Is W1 Steel Good for Knives?
This depends on what you mean by “good”. Technically speaking, it can work for knives. Some budding knifemakers and metalsmiths use W1 steel for practice, because it can be (but not always) easy to work with.
It does have a lot of carbon, but it varies depending on where you get the W1 steel. The characteristics of the steel will also depend greatly on how you treat it. Sometimes you can get very hard steel, but it may be too brittle with not much toughness at all.
In other cases, you can get a much lower hardness rating, although you get good toughness to go with decent edge retention.
That combination of hardness and toughness can work well with a fixed blade. Theoretically, that means it can work as a camping or hunting knife. However, it also comes with very low corrosion resistance. That means you don’t really want to get it wet, and you’d have to oil it constantly to fend off the onset of corrosion.
All in all, the W1 steel can work for a knife. It’s just that there are plenty of better steels out there for the same (or even lower) price. So, you can use W1 steel for your knife blade. There’s really just no really good reason for you to do so.
Pros & Cons of W1 Steel
You can find some cheap, no-name knives made with W1 steel. The same goes for other inexpensive cutting tools, like scissors and cutlery. Some manufacturers use it simply because it’s easy to machine, so churning out their products doesn’t entail high costs.
But if you care about the steel in your knife blade (and you probably do, seeing as how you’re doing research on knife blade steels), then W1 is simply not a good option at all. You can find better steels out there that are more useful for knives. You can find more ideal steels that provide good hardness and toughness at the same price as W1 steel.

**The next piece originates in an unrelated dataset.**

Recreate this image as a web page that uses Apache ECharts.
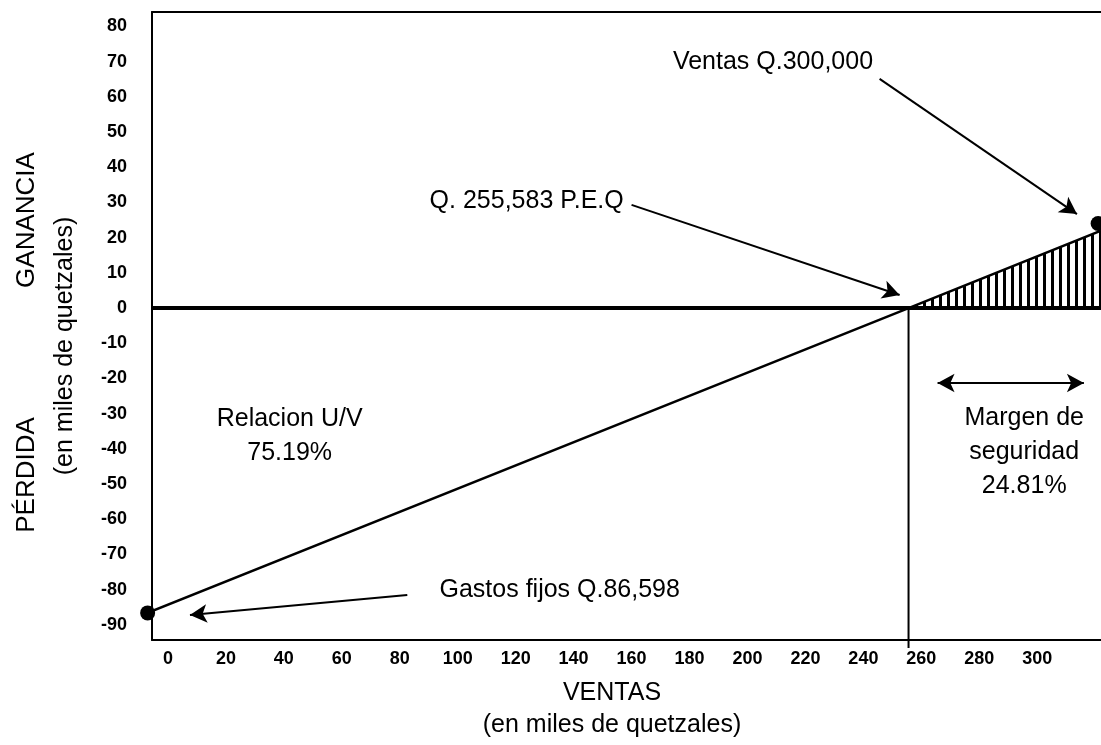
<!DOCTYPE html>
<html>
<head>
<meta charset="utf-8">
<script src="https://cdn.jsdelivr.net/npm/echarts@6/dist/echarts.min.js"></script>
<style>
html,body{margin:0;padding:0;background:#fff;}
#chart{width:1101px;height:745px;}
</style>
</head>
<body>
<div id="chart"></div>
<script>
// ---- data (miles de quetzales) ----
const salesTicks = [0,20,40,60,80,100,120,140,160,180,200,220,240,260,280,300];
const profitTicks = [-90,-80,-70,-60,-50,-40,-30,-20,-10,0,10,20,30,40,50,60,70,80];
const fixedCosts = -86.598;
const breakEvenSales = 255.583;
const profitLine = [[-7, fixedCosts], [breakEvenSales, 0], [322, 22]];
const profitArea = [[breakEvenSales, 0], [322, 22]];
const zeroLine = [[-5.5, 0], [322, 0]];
const breakEvenDrop = [[breakEvenSales, 0], [breakEvenSales, -96.6]];
const endDots = [[-7, fixedCosts], [321, 24]];

// annotation texts placed in data coordinates
const noteTexts = [
  {text: 'Ventas Q.300,000', at: [208.8, 69.9]},
  {text: 'Q. 255,583 P.E.Q', at: [123.8, 30.4]},
  {text: 'Gastos fijos Q.86,598', at: [135.2, -80.1]},
  {text: 'Relacion U/V\n75.19%', at: [42.0, -36.4]},
  {text: 'Margen de\nseguridad\n24.81%', at: [295.5, -40.9]}
];
const noteArrows = [
  {from: [245.6, 65.1], to: [313.7, 26.7], both: false},
  {from: [160.0, 29.3], to: [252.5, 3.7], both: false},
  {from: [82.6, -81.5], to: [7.6, -87.2], both: false},
  {from: [265.6, -21.3], to: [316.1, -21.3], both: true}
];

const FONT = '"Liberation Sans", Arial, Helvetica, sans-serif';

// hatch pattern
const pat = document.createElement('canvas');
pat.width = 8; pat.height = 8;
const pctx = pat.getContext('2d');
pctx.fillStyle = '#000';
pctx.fillRect(3, 0, 3, 8);

const chart = echarts.init(document.getElementById('chart'), null, {renderer: 'canvas'});

const axisLabelStyle = {color: '#000', fontSize: 18, fontWeight: 'bold', fontFamily: FONT};

const option = {
  animation: false,
  backgroundColor: '#fff',
  grid: {left: 152, right: 0, top: 12, bottom: 105, show: false},
  xAxis: [
    {
      type: 'value', min: -5.5, max: 322, position: 'bottom',
      axisLine: {show: true, onZero: false, lineStyle: {color: '#000', width: 2}},
      axisTick: {show: false},
      splitLine: {show: false},
      axisLabel: Object.assign({customValues: salesTicks, margin: 10}, axisLabelStyle)
    },
    {
      type: 'value', min: -5.5, max: 322, position: 'top',
      axisLine: {show: true, onZero: false, lineStyle: {color: '#000', width: 2}},
      axisTick: {show: false},
      splitLine: {show: false},
      axisLabel: {show: false}
    }
  ],
  yAxis: {
    type: 'value', min: -94.3, max: 84.1,
    axisLine: {show: true, onZero: false, lineStyle: {color: '#000', width: 2}},
    axisTick: {show: false},
    splitLine: {show: false},
    axisLabel: Object.assign({customValues: profitTicks, margin: 25}, axisLabelStyle)
  },
  title: [
    {text: 'VENTAS', left: 607, top: 676, textAlign: 'center',
     textStyle: {fontSize: 25, fontWeight: 'normal', color: '#000', fontFamily: FONT}},
    {text: '(en miles de quetzales)', left: 607, top: 708, textAlign: 'center',
     textStyle: {fontSize: 25, fontWeight: 'normal', color: '#000', fontFamily: FONT}}
  ],
  graphic: [
    {type: 'text', x: 27, y: 220, rotation: Math.PI / 2,
     style: {text: 'GANANCIA', textAlign: 'center', textVerticalAlign: 'middle', fontSize: 26, fontFamily: FONT, fill: '#000'}},
    {type: 'text', x: 27, y: 475, rotation: Math.PI / 2,
     style: {text: 'PÉRDIDA', textAlign: 'center', textVerticalAlign: 'middle', fontSize: 26, fontFamily: FONT, fill: '#000'}},
    {type: 'text', x: 65, y: 346, rotation: Math.PI / 2,
     style: {text: '(en miles de quetzales)', textAlign: 'center', textVerticalAlign: 'middle', fontSize: 25, fontFamily: FONT, fill: '#000'}}
  ],
  series: [
    {
      name: 'margen', type: 'line', data: profitArea, showSymbol: false,
      lineStyle: {width: 0}, areaStyle: {color: {image: pat, repeat: 'repeat'}, opacity: 1},
      silent: true, z: 1
    },
    {
      name: 'cero', type: 'line', data: zeroLine, showSymbol: false,
      lineStyle: {color: '#000', width: 4}, silent: true, z: 3
    },
    {
      name: 'peq', type: 'line', data: breakEvenDrop, showSymbol: false, clip: false,
      lineStyle: {color: '#000', width: 2}, silent: true, z: 3
    },
    {
      name: 'utilidad', type: 'line', data: profitLine, showSymbol: false, clip: false,
      lineStyle: {color: '#000', width: 2.5}, silent: true, z: 4,
      markLine: {
        silent: true, animation: false,
        lineStyle: {color: '#000', width: 2, type: 'solid'},
        label: {show: false},
        data: noteArrows.map(a => [
          {coord: a.from, symbol: a.both ? 'arrow' : 'none', symbolSize: [14, 17]},
          {coord: a.to, symbol: 'arrow', symbolSize: [14, 17]}
        ])
      }
    },
    {
      name: 'puntos', type: 'scatter', data: endDots, symbolSize: 15, clip: false,
      itemStyle: {color: '#000', opacity: 1}, silent: true, z: 5
    },
    {
      name: 'notas', type: 'scatter', symbolSize: 0, silent: true, z: 6,
      itemStyle: {color: '#000', opacity: 1},
      data: noteTexts.map(n => ({value: n.at, name: n.text})),
      label: {
        show: true, position: 'inside', formatter: p => p.name, opacity: 1,
        color: '#000', fontSize: 25, lineHeight: 34, fontFamily: FONT, align: 'center', verticalAlign: 'middle'
      }
    }
  ]
};
chart.setOption(option);
</script>
</body>
</html>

Frequently Asked Questions
Does W1 steel rust?
The short answer is yes, W1 steel rusts. Actually, it can rust very easily. Its corrosion resistance doesn’t even begin to match the corrosion resistance you get from stainless steel. You’ll need some sort of protective coating on the knife blade for additional corrosion resistance, and then you’ll still end up having to oil the knife blade constantly.
If you’re using cutting tools such as knives and scissors with W1 steel, the best rule is that you shouldn’t get it wet. That’s just asking for trouble. If you do get your knife wet, dry it immediately and apply some oil.
Can W1 tool steel be welded?
Yes, aside from the terrific machinability of W1 steel it can also be welded without any special difficulty. In fact, it can be welded using any of the standard welding methods. The same goes for forming, as it can be formed with conventional forming methods.